Monday, August 20, 2012

20/8/2012: Hungary - a country that can't?..

An interesting blogpost by Professor Steve Hanke on Hungarian economy's adventures in the crisis land.

Here's another look at Hungary (all data is via IMF WEO). Green boxes show ranges of values required for Hungary to effectively converge in economic development with top EU12 states and those that are consistent with long-term sustainability of public finances.

Fron the first chart it is clear that Hungary did well during the period from 1997 through 2006 in terms of real economic growth, but severely underperformed in terms of external balances. In fact, for the period 1995-2017 (incorporating IMF latest forecasts) Hungary operates within its means (in terms of current account balance) in only 4 years.

While current account deficit remained steady at worse than -7.0% of GDP in 1998-2008, little of this relates to investment supports. In fact, current account deficits vastly exceed the portion of the economic investment not financed by savings.

Per chart above, it is also clear that Hungarian investment has declined precipitously, as a share of GDP, from the peak 27.65% in 1998 to 23.54% in 2008 and fell to around 18% from 2012 on. Meanwhile, savings too trended down over the period 1995 through 2017. The economy is becoming less and less capable of generating investment-driven growth (and that is ignoring the issues of credit supply in the banking system etc).

Hungary's Government debt was relatively benign, compared to many european counterparts during the period of 1997-2006. However, the metric used (debt around 60% of GDP) ignores the reality of an economy that is still in catching up with the more advanced European states (including some post-transition economies, such as Czech Republic and Slovenia) in terms of income per capita and other macroeconomic parameters. Such catching up can only be aided by lower debt to GDP ratios and more investment.

In line with external deficits highlighted above, Hungary has run some extremely severe imbalances on both structural government deficit and net government borrowing (ordinary deficit) sides, as shown in the chart below. In terms of government deficit, Hungary was in the red, on average by 3.48% of GDP in the period pre-accession to the EU. Between 2001 and 2007 the deficit averaged massive 6.92% annually, declining to 2.3% of GDP in 2008-2012. The benign level of current deficit (2012 expected deficit of 3% of GDP comes on top of surplus of 3.96% in 2011) is only highlighting the fact that short-term corrections are no substitute for longer-term prudence. Between 1995 and 2012, Hungarian Government was operating within 3% deficit criterion for only 2 years.

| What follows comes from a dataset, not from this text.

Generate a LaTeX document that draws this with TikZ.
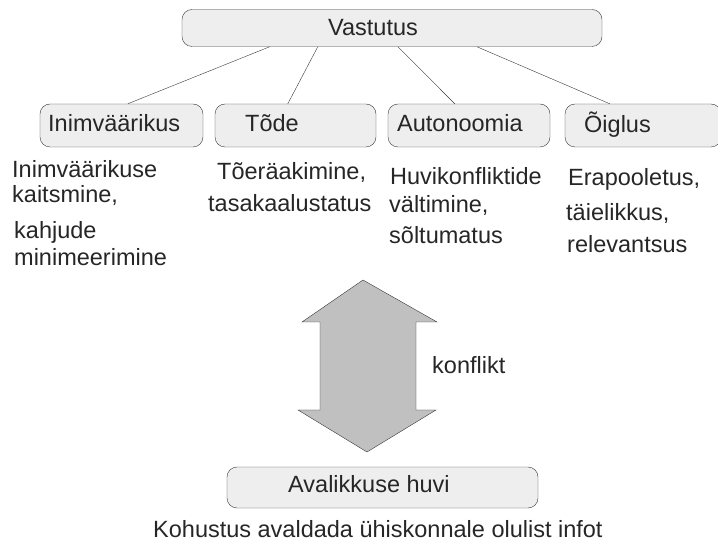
\documentclass[tikz,border=0pt]{standalone}
\usepackage{fontspec}
\setmainfont{Liberation Sans}
\definecolor{boxfill}{HTML}{EEEEEE}
\definecolor{boxline}{HTML}{383838}
\definecolor{arrowfill}{HTML}{C0C0C0}
\tikzset{
  topic/.style={draw=boxline, fill=boxfill, rounded corners=10, inner sep=0},
  caption/.style={anchor=base west, inner sep=0, font=\fontsize{23.5}{28}\selectfont, text=black!85},
  link/.style={draw=boxline},
  bigarrow/.style={draw=boxline, fill=arrowfill, line join=miter},
}

\begin{document}
\begin{tikzpicture}[x=1pt, y=-1pt]
    \useasboundingbox (0,0) rectangle (718,545);
    % Vastutus and its four values
    \node[topic, minimum width=420, minimum height=37] (vastutus) at (392,28) {};
    \node[caption] (vastutustext) at (328,36) {Vastutus};
    \node[topic, minimum width=163, minimum height=43] (inim) at (121.5,125.5) {};
    \node[caption] (inimtext) at (48,132) {Inimväärikus};
    \node[topic, minimum width=161, minimum height=43] (tode) at (295.5,125.5) {};
    \node[caption] (todetext) at (245,132) {Tõde};
    \node[topic, minimum width=162, minimum height=43] (auto) at (469,125.5) {};
    \node[caption] (autotext) at (397,132) {Autonoomia};
    \node[topic, minimum width=156, minimum height=43] (oiglus) at (643,125.5) {};
    \node[caption] (oiglustext) at (584,133) {Õiglus};
    \draw[link] ([xshift=88]vastutus.south west) -- ([xshift=88]inim.north west);
    \draw[link] ([xshift=136]vastutus.south west) -- ([xshift=73]tode.north west);
    \draw[link] ([xshift=216]vastutus.south west) -- ([xshift=67]auto.north west);
    \draw[link] ([xshift=295]vastutus.south west) -- ([xshift=45]oiglus.north west);
    % what each value means
    \node[caption] (inim1) at (12,178) {Inimväärikuse};
    \node[caption] (inim2) at (12,203) {kaitsmine,};
    \node[caption] (inim3) at (14,239) {kahjude};
    \node[caption] (inim4) at (14,266) {minimeerimine};
    \node[caption] (tode1) at (217,180) {Tõeräakimine,};
    \node[caption] (tode2) at (208,212) {tasakaalustatus};
    \node[caption] (auto1) at (390,185) {Huvikonfliktide};
    \node[caption] (auto2) at (389,213) {vältimine,};
    \node[caption] (auto3) at (389,244) {sõltumatus};
    \node[caption] (oiglus1) at (568,186) {Erapooletus,};
    \node[caption] (oiglus2) at (566,221) {täielikkus,};
    \node[caption] (oiglus3) at (567,253) {relevantsus};
    % the conflict
    \draw[bigarrow] (363,280) -- (437,322) -- (416,322) -- (416,410) -- (436,410) -- (367,452)
      -- (298,410) -- (320,410) -- (320,322) -- (302,322) -- cycle;
    \node[caption] (konflikt) at (432,374) {konflikt};
    \node[topic, minimum width=311, minimum height=41] (avalik) at (382.5,487.5) {};
    \node[caption] (avaliktext) at (288,492) {Avalikkuse huvi};
    \node[caption] (kohustus) at (153,537) {Kohustus avaldada ühiskonnale olulist infot};
\end{tikzpicture}
\end{document}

Cumulated, the twin current and government deficits from 2000 on through 2012 are severe:

All of this suggests that Hungary suffers (at 80.45% of GDP in 2011) from a classic debt overhang problem exacerbated by the long-term poor performing fiscal deficits and current account dynamics. That these effects should be felt even at the level of debt traditionally considered to be relatively benign (Hungary's 5-year average Government debt through 2012 stands at 78% of GDP compared to 62% for the 5 year period between 2003 and 2007) is probably best explained by the country relatively lower ability to sustain even these levels of debt.